Regarding Walther, Wertheimer said his “basic qualification for the job appears to be that he served as an attorney for Reid.”

A spokesman for Reid said it’s the Minority Leader’s “responsibility to choose a nominee for these two seats. He is engaging in an extensive vetting process,” adding that Walther and Lenhard both “have impeccable legal credentials.”

Wertheimer also accused the Nevada Senator of going back on his support for the 2002 law and those that it preceded it.

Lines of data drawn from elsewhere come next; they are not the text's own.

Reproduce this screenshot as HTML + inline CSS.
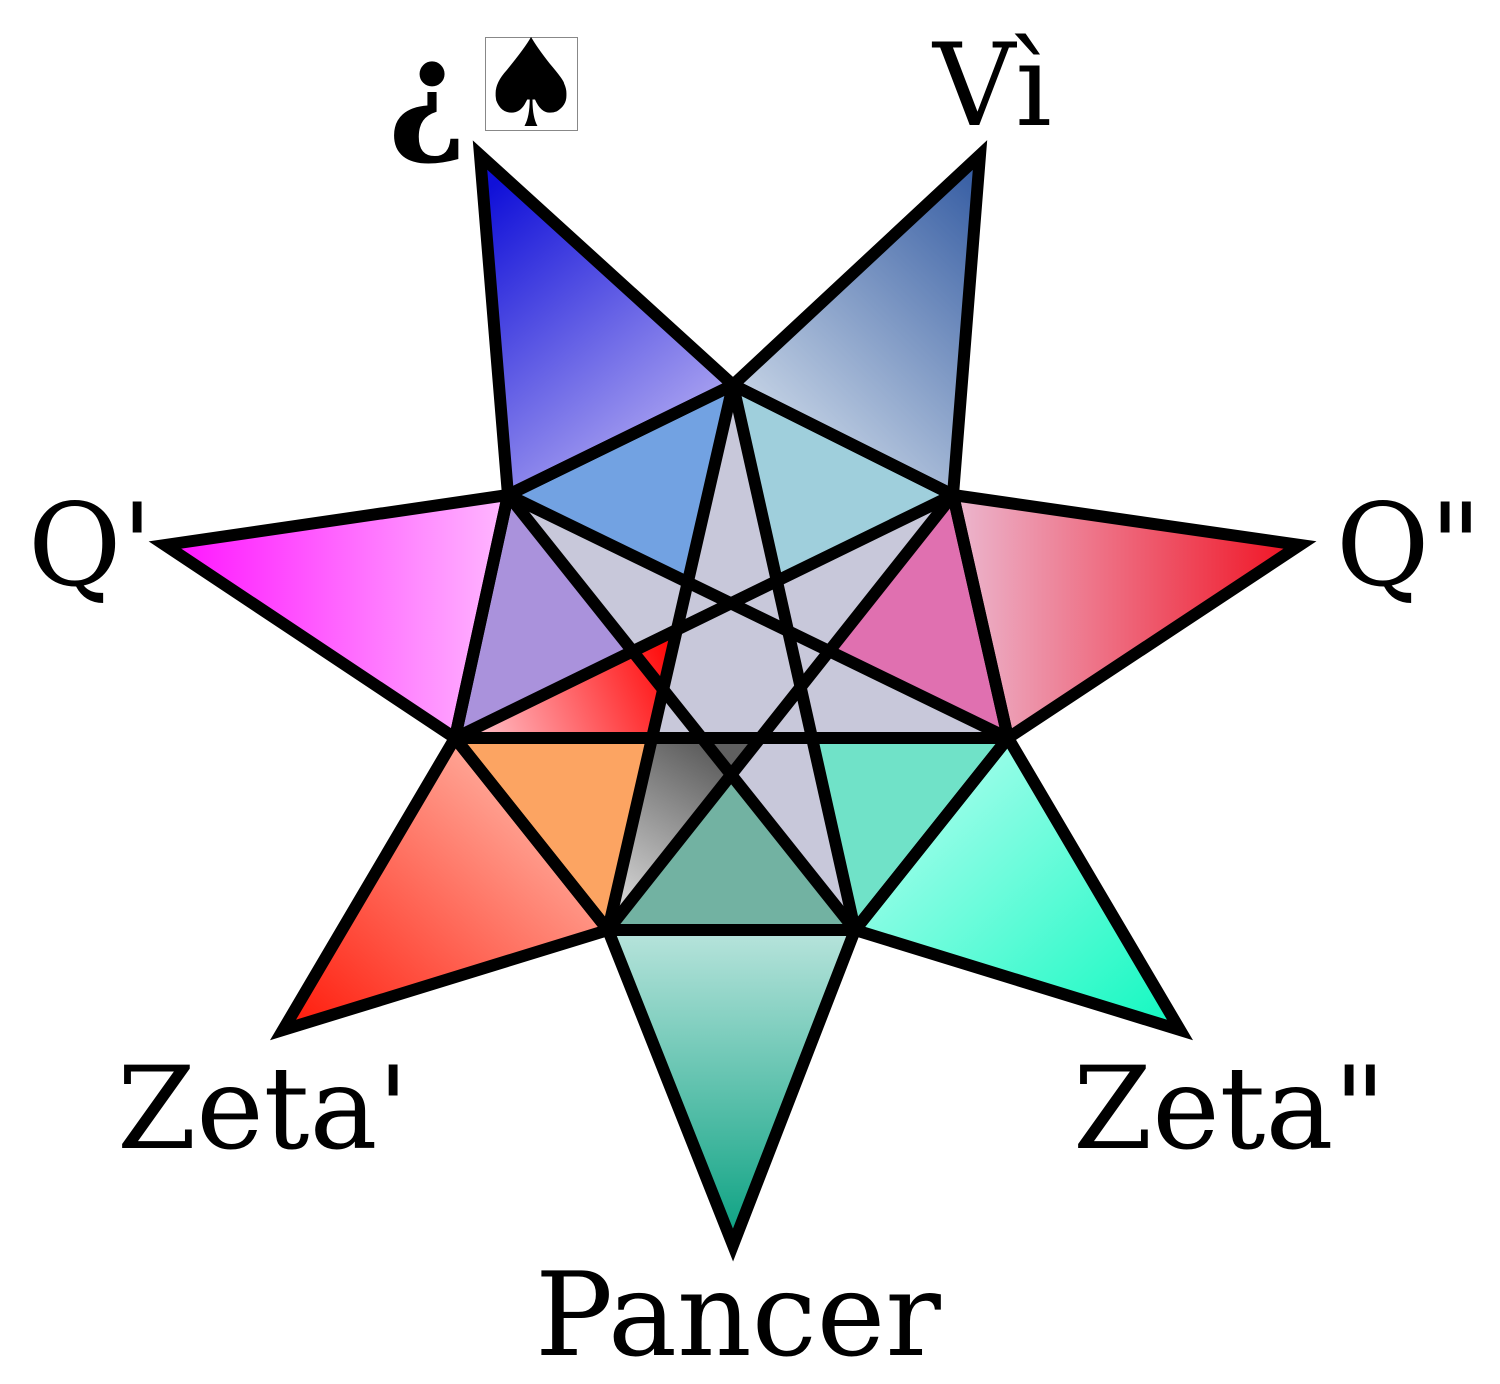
<!DOCTYPE html>
<html><head><meta charset="utf-8"><style>
html,body{margin:0;padding:0;background:#fff;}
svg{display:block}
text{font-family:"DejaVu Serif","Liberation Serif",serif;font-size:114px;fill:#000}
</style></head><body>
<svg id="s" width="1500" height="1384" viewBox="0 0 1500 1384" xmlns="http://www.w3.org/2000/svg">
<defs>
<linearGradient id="gTL" x1="0.2" y1="0" x2="0.8" y2="1"><stop offset="0" stop-color="#1010d8"/><stop offset="1" stop-color="#c0b8f4"/></linearGradient>
<linearGradient id="gTR" x1="1" y1="0" x2="0.3" y2="1"><stop offset="0" stop-color="#3058a0"/><stop offset="1" stop-color="#d0dcea"/></linearGradient>
<linearGradient id="gR" x1="1" y1="0" x2="0" y2="0"><stop offset="0" stop-color="#f01020"/><stop offset="1" stop-color="#ecb8d0"/></linearGradient>
<linearGradient id="gBR" x1="1" y1="1" x2="0" y2="0"><stop offset="0" stop-color="#10f8c0"/><stop offset="1" stop-color="#c0fff4"/></linearGradient>
<linearGradient id="gB" x1="0" y1="1" x2="0" y2="0"><stop offset="0" stop-color="#08a080"/><stop offset="1" stop-color="#b8e4dc"/></linearGradient>
<linearGradient id="gBL" x1="0" y1="1" x2="1" y2="0"><stop offset="0" stop-color="#ff1808"/><stop offset="1" stop-color="#ffd0c0"/></linearGradient>
<linearGradient id="gL" x1="0" y1="0" x2="1" y2="0"><stop offset="0" stop-color="#ff10ff"/><stop offset="1" stop-color="#ffb8ff"/></linearGradient>
<linearGradient id="gRed" x1="0" y1="0.5" x2="1" y2="0.3"><stop offset="0" stop-color="#ffc0c8"/><stop offset="1" stop-color="#ff0808"/></linearGradient>
<linearGradient id="gGray" x1="0.5" y1="0" x2="0" y2="1"><stop offset="0" stop-color="#606060"/><stop offset="1" stop-color="#e8e8e8"/></linearGradient>
</defs>
<g id="fills"></g>
<g id="lines" fill="none" stroke="#000" stroke-width="12" stroke-linejoin="miter"></g>
<text x="388" y="137" style="font-size:135px;font-weight:bold">¿</text>
<rect x="485.5" y="37.5" width="92" height="93" fill="#fff" stroke="#888" stroke-width="1"/>
<text x="531" y="126" text-anchor="middle" style="font-size:122px">♠</text>
<text x="933" y="125">Vì</text>
<text x="28" y="585">Q'</text>
<text x="1336" y="585">Q"</text>
<text x="117" y="1148">Zeta'</text>
<text x="1073" y="1148">Zeta"</text>
<text x="535" y="1355" style="font-size:116px">Pancer</text>
</svg>
<script>
var NS="http://www.w3.org/2000/svg";
var V=[[733,385],[953,495],[1008,738],[855,930],[608,930],[455,738],[508,495]];
var O=[[980,155],[1300,545],[1180,1030],[733,1245],[283,1030],[165,545],[480,155]];
var spikeG=["gTR","gR","gBR","gB","gBL","gL","gTL"];
var edgeC=["#9fcfdc","#e070b0","#70e2c8","#72b2a2","#fca462","#aa92dc","#72a2e2"];
var F=document.getElementById("fills"),L=document.getElementById("lines");
function poly(pts,fill,par){var p=document.createElementNS(NS,"polygon");p.setAttribute("points",pts.map(function(a){return a.join(",")}).join(" "));if(fill!=null)p.setAttribute("fill",fill);par.appendChild(p);return p;}
function isect(a,b,c,d){var r=[b[0]-a[0],b[1]-a[1]],s=[d[0]-c[0],d[1]-c[1]];var den=r[0]*s[1]-r[1]*s[0];var t=((c[0]-a[0])*s[1]-(c[1]-a[1])*s[0])/den;return [a[0]+t*r[0],a[1]+t*r[1]];}
poly(V,"#c8c8da",F);
for(var i=0;i<7;i++){
 var a=V[i],b=V[(i+1)%7];
 var X=isect(a,V[(i+3)%7],b,V[(i+5)%7]);
 poly([a,b,X],edgeC[i],F);
 poly([a,O[i],b],"url(#"+spikeG[i]+")",F);
}
// accent triangles using actual intersections
var r1=isect(V[5],V[1],V[4],V[0]);
var r2=isect(V[5],V[2],V[4],V[0]);
poly([V[5],r1,r2],"url(#gRed)",F);
var g1=isect(V[5],V[2],V[4],V[0]);
var g2=isect(V[5],V[2],V[4],V[1]);
var g3=isect(V[4],V[0],V[4],V[1]);
poly([g1,g2,V[4]],"url(#gGray)",F);
for(var i=0;i<7;i++){
 var a=V[i],b=V[(i+1)%7];
 poly([a,O[i],b],null,L);
 var l=document.createElementNS(NS,"line");
 l.setAttribute("x1",a[0]);l.setAttribute("y1",a[1]);
 var c=V[(i+3)%7];l.setAttribute("x2",c[0]);l.setAttribute("y2",c[1]);L.appendChild(l);
}
poly(V,null,L);
</script>
</body></html>
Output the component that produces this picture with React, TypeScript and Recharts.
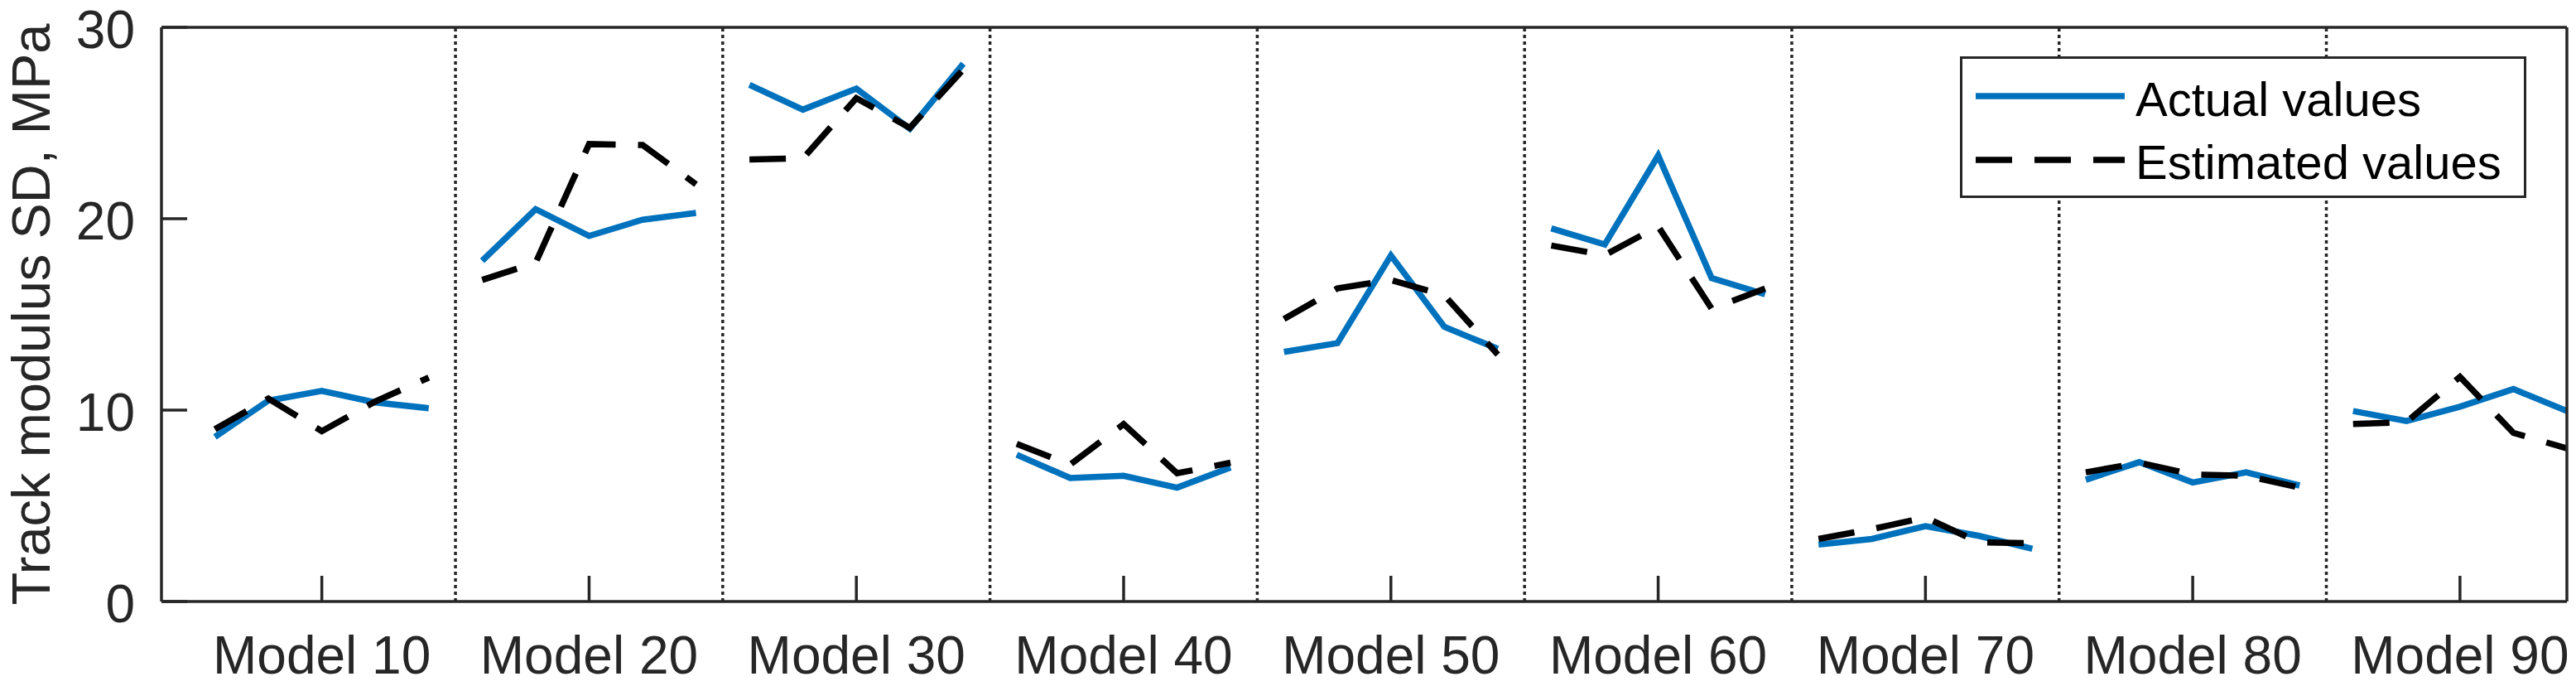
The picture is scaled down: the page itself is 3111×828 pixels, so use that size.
import React from "react";
import { LineChart, Line, XAxis, YAxis, ReferenceLine, Legend } from "recharts";

const categories = [
  "Model 10",
  "Model 20",
  "Model 30",
  "Model 40",
  "Model 50",
  "Model 60",
  "Model 70",
  "Model 80",
  "Model 90",
];

// five samples per model, spread around the model's tick
const sampleOffsets = [-0.4, -0.2, 0, 0.2, 0.4];

const actualValues = [
  [8.6, 10.5, 11.0, 10.4, 10.1],
  [17.8, 20.5, 19.1, 19.95, 20.3],
  [27.0, 25.7, 26.8, 24.7, 28.1],
  [7.67, 6.45, 6.57, 5.95, 7.0],
  [13.04, 13.5, 18.08, 14.35, 13.2],
  [19.5, 18.65, 23.3, 16.9, 16.05],
  [2.97, 3.27, 3.94, 3.43, 2.75],
  [6.36, 7.28, 6.22, 6.75, 6.06],
  [9.95, 9.43, 10.18, 11.1, 9.95],
];

const estimatedValues = [
  [9.0, 10.6, 8.9, 10.45, 11.7],
  [16.8, 17.7, 23.9, 23.85, 21.8],
  [23.1, 23.15, 26.3, 24.75, 27.8],
  [8.24, 7.15, 9.27, 6.7, 7.25],
  [14.76, 16.36, 16.8, 16.0, 12.9],
  [18.6, 18.1, 19.6, 15.3, 16.35],
  [3.27, 3.78, 4.39, 3.09, 3.04],
  [6.75, 7.25, 6.64, 6.57, 5.95],
  [9.27, 9.38, 11.74, 8.81, 8.0],
];

const yTicks = [0, 10, 20, 30];

const AXIS = "#262626";
const FONT = "'Liberation Sans', Arial, Helvetica, sans-serif";

const xTicks = categories.map((_, i) => i + 1);
const dividers = categories.slice(1).map((_, i) => i + 1.5);

// one row per sample, with an empty row between models so the lines break
const rows = categories.flatMap((_, i) => [
  ...sampleOffsets.map((off, j) => ({
    x: i + 1 + off,
    actual: actualValues[i][j],
    estimated: estimatedValues[i][j],
  })),
  ...(i < categories.length - 1
    ? [{ x: i + 1.5, actual: null, estimated: null }]
    : []),
]);

// y tick label, nudged a touch down so the top one stays inside the page
const YTick = ({ x, y, payload }: any) => (
  <text
    x={x}
    y={y + 2.5}
    dy="0.355em"
    textAnchor="end"
    fill={AXIS}
    fontSize={64}
    fontFamily={FONT}
  >
    {payload.value}
  </text>
);

const LegendBox = ({ payload }: any) => (
  <div
    style={{
      width: 684,
      height: 171,
      boxSizing: "border-box",
      border: `3px solid ${AXIS}`,
      background: "#fff",
    }}
  >
    <svg width={678} height={165} style={{ display: "block" }}>
      {(payload || []).map((entry: any, i: number) => (
        <g key={entry.value}>
          <line
            x1={16}
            x2={196}
            y1={45 + i * 77}
            y2={45 + i * 77}
            stroke={entry.color}
            strokeWidth={7.5}
            strokeDasharray={entry.payload?.strokeDasharray}
          />
          <text
            x={209}
            y={69 + i * 76}
            fontSize={58}
            fontFamily={FONT}
            fill="#000"
          >
            {entry.value}
          </text>
        </g>
      ))}
    </svg>
  </div>
);

export default function App() {
  return (
    <div style={{ width: 3111, height: 828, background: "#fff" }}>
      <style>{"body{margin:0;}"}</style>
      <LineChart
        width={3111}
        height={828}
        data={rows}
        margin={{ top: 32, right: 10, left: 0, bottom: 0 }}
      >
        <XAxis
          dataKey="x"
          type="number"
          domain={[0.4, 9.4]}
          allowDataOverflow
          ticks={xTicks}
          interval={0}
          tickFormatter={(v: number) => categories[Math.round(v) - 1]}
          height={102}
          tickSize={-31}
          tickMargin={73}
          tickLine={{ stroke: AXIS, strokeWidth: 3.5 }}
          axisLine={{ stroke: AXIS, strokeWidth: 3.5 }}
          tick={{ fill: AXIS, fontSize: 64, fontFamily: FONT }}
        />
        <XAxis
          xAxisId="top"
          orientation="top"
          type="number"
          domain={[0.4, 9.4]}
          allowDataOverflow
          ticks={xTicks}
          interval={0}
          height={1}
          tickSize={-31}
          tick={false}
          tickLine={{ stroke: AXIS, strokeWidth: 3.5 }}
          axisLine={{ stroke: AXIS, strokeWidth: 3.5 }}
        />
        <YAxis
          type="number"
          domain={[0, 30]}
          ticks={yTicks}
          interval={0}
          width={195}
          tickSize={-31}
          tickMargin={63}
          tickLine={{ stroke: AXIS, strokeWidth: 3.5 }}
          axisLine={{ stroke: AXIS, strokeWidth: 3.5 }}
          tick={<YTick />}
          label={{
            value: "Track modulus SD, MPa",
            angle: -90,
            position: "insideLeft",
            offset: 37,
            style: {
              textAnchor: "middle",
              fill: AXIS,
              fontSize: 65,
              fontFamily: FONT,
            },
          }}
        />
        <YAxis
          yAxisId="right"
          orientation="right"
          type="number"
          domain={[0, 30]}
          ticks={yTicks}
          interval={0}
          width={1}
          tickSize={-31}
          tick={false}
          tickLine={{ stroke: AXIS, strokeWidth: 3.5 }}
          axisLine={{ stroke: AXIS, strokeWidth: 3.5 }}
        />
        {dividers.map((d) => (
          <ReferenceLine
            key={d}
            x={d}
            stroke={AXIS}
            strokeWidth={3.5}
            strokeDasharray="4 4"
          />
        ))}
        <Legend
          layout="horizontal"
          verticalAlign="middle"
          align="center"
          content={<LegendBox />}
          wrapperStyle={{ left: 2367, top: 68, width: 684, height: 171 }}
        />
        <Line
          dataKey="actual"
          name="Actual values"
          type="linear"
          stroke="#0072BD"
          strokeWidth={7.5}
          dot={false}
          activeDot={false}
          isAnimationActive={false}
        />
        <Line
          dataKey="estimated"
          name="Estimated values"
          type="linear"
          stroke="#000000"
          strokeWidth={7.5}
          strokeDasharray="44 27"
          dot={false}
          activeDot={false}
          isAnimationActive={false}
        />
      </LineChart>
    </div>
  );
}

Reid voted for BCRA.

“These four Commissioners are being chosen by Democratic and Republican Congressional leaders with the clear mandate to protect the interests of the leaders and their Congressional colleagues,” Wertheimer said. “If President Bush proceeds with these four appointments to the FEC, he will make the FEC a complete captive of the Congressional incumbents the agency is supposed to regulate, and the President will give the back of his hand to the interests of the American people in honest elections and government decision.”

To that, GOP election lawyer Cleta Mitchell responded: “The campaign reform industry opposes anyone who doesn’t kowtow to them.

“They expect the FEC to immediately do whatever they say, interpret the law however they want it interpreted and if there is any disagreement or alternative view or approach, they run to the media and scream, ‘corrupt, corrupt, corrupt.’” Mitchell, who works for Foley and Lardner LLP, serves as outside counsel to the National Republican Senatorial Committee.

In an effort to gain the president’s ear on the subject, the sponsors of BCRA — including McCain and Feingold as well as Reps. Christopher Shays (R-Conn.) and Marty Meehan (D-Mass.) — sent Bush a letter last week asking him to “nominate commissioners who are serious about their duty to enforce campaign finance laws and who will properly implement BCRA, whatever their personal views on the law.”

The four reminded Bush of his own campaign’s failed petition in 2004 to get the FEC to regulate 527 groups, pointing out the “extraordinary opportunity” now available to him to reinforce the law Congress passed in 2002 and he signed.